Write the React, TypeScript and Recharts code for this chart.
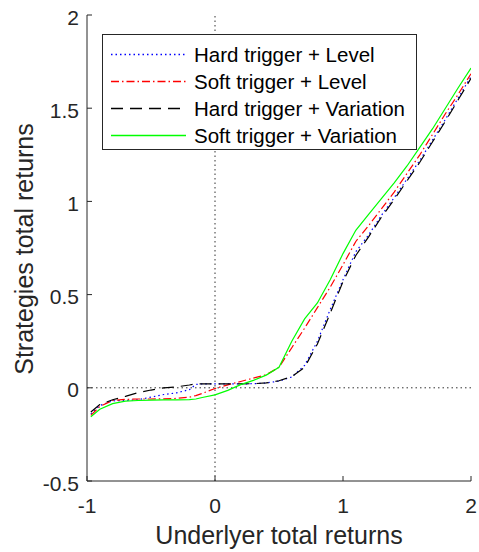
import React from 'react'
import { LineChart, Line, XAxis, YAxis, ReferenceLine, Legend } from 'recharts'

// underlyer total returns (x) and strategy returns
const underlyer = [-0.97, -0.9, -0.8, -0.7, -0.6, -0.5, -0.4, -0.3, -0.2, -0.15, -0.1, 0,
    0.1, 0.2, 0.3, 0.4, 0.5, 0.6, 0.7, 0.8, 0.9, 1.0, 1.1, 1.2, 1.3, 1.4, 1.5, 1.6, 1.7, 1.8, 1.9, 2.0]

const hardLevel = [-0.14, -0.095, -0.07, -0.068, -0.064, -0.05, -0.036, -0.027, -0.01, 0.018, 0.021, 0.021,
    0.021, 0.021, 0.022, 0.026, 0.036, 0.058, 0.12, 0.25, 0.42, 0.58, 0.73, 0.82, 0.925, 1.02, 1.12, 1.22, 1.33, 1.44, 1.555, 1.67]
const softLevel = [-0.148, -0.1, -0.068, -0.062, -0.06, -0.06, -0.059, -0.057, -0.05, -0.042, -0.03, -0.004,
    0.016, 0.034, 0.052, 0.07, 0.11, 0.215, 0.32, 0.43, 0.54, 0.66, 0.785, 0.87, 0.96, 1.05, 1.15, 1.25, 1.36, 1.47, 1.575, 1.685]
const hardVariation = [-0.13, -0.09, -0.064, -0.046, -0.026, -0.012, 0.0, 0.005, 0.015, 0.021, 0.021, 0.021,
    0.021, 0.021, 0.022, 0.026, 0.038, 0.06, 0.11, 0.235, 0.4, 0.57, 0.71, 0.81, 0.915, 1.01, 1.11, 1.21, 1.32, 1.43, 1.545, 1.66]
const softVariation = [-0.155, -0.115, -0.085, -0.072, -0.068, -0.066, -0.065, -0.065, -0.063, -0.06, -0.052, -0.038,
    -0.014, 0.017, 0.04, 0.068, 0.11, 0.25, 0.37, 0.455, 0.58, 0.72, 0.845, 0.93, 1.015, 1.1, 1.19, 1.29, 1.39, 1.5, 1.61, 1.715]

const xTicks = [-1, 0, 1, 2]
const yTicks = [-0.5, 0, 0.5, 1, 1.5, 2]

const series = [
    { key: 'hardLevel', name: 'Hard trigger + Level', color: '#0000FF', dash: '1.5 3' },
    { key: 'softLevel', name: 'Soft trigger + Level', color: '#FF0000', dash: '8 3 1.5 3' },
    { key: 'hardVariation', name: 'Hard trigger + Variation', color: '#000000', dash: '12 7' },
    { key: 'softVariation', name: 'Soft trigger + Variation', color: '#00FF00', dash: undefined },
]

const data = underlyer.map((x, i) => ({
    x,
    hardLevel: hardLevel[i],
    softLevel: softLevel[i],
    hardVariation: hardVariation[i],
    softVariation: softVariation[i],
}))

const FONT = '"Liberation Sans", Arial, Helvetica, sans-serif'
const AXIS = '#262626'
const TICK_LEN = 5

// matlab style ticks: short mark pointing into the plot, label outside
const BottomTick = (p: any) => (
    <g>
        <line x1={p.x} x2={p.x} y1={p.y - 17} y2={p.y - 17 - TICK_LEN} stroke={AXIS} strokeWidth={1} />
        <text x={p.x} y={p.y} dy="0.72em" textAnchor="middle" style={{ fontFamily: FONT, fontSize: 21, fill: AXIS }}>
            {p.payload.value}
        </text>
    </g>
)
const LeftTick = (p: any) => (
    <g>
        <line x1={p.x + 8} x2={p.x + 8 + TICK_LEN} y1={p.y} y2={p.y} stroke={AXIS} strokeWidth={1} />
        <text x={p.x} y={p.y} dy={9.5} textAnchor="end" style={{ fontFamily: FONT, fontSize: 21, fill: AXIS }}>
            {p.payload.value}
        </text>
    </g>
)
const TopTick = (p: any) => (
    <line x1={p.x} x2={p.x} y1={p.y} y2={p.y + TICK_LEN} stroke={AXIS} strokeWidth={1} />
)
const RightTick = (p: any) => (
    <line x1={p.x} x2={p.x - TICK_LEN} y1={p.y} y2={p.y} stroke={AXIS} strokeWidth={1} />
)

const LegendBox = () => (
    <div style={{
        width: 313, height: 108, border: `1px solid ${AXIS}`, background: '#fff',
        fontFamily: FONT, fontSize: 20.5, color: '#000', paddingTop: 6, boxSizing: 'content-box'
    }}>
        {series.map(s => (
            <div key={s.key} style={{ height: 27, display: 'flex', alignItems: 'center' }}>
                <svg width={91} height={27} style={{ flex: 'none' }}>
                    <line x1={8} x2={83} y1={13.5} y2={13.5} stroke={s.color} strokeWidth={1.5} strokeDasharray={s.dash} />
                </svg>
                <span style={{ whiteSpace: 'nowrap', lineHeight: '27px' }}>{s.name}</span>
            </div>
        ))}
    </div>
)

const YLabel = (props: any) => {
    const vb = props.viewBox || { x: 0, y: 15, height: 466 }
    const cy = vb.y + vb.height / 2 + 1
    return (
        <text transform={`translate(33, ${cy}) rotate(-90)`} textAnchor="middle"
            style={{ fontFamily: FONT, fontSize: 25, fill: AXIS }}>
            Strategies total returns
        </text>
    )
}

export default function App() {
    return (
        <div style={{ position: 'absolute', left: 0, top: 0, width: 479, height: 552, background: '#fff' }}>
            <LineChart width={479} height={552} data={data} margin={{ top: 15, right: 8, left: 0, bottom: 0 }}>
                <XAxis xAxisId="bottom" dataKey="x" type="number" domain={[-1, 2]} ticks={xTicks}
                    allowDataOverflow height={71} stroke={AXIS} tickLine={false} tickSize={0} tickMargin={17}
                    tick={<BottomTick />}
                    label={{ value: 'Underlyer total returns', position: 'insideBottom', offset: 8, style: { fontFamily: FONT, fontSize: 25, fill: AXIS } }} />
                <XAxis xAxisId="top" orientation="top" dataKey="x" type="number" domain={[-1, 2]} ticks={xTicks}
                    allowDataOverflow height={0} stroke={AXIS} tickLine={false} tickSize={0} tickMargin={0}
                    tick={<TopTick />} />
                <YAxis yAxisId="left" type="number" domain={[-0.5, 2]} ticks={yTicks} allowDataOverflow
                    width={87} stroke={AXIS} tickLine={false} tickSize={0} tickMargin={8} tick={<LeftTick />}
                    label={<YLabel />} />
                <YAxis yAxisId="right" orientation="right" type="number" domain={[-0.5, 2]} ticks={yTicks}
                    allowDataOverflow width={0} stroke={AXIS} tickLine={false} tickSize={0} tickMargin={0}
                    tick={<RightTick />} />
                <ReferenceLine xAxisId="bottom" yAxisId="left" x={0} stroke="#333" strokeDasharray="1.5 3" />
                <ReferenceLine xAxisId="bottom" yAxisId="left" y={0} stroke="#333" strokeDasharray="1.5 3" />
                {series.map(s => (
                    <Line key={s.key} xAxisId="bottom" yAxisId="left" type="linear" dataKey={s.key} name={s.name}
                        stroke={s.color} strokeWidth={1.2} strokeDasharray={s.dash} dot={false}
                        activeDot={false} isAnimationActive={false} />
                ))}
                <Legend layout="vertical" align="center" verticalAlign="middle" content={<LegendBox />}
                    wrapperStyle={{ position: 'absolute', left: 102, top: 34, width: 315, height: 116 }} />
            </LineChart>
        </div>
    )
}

◆ **WRITTEN PROBLEM**:
Give again, exactly, the lines from the start of the data through the one holding "1.8, 1.9, 2.0]"; omit the pictures.

◆ **WRITTEN ANSWER**:
Write the React, TypeScript and Recharts code for this chart.
import React from 'react'
import { LineChart, Line, XAxis, YAxis, ReferenceLine, Legend } from 'recharts'

// underlyer total returns (x) and strategy returns
const underlyer = [-0.97, -0.9, -0.8, -0.7, -0.6, -0.5, -0.4, -0.3, -0.2, -0.15, -0.1, 0,
    0.1, 0.2, 0.3, 0.4, 0.5, 0.6, 0.7, 0.8, 0.9, 1.0, 1.1, 1.2, 1.3, 1.4, 1.5, 1.6, 1.7, 1.8, 1.9, 2.0]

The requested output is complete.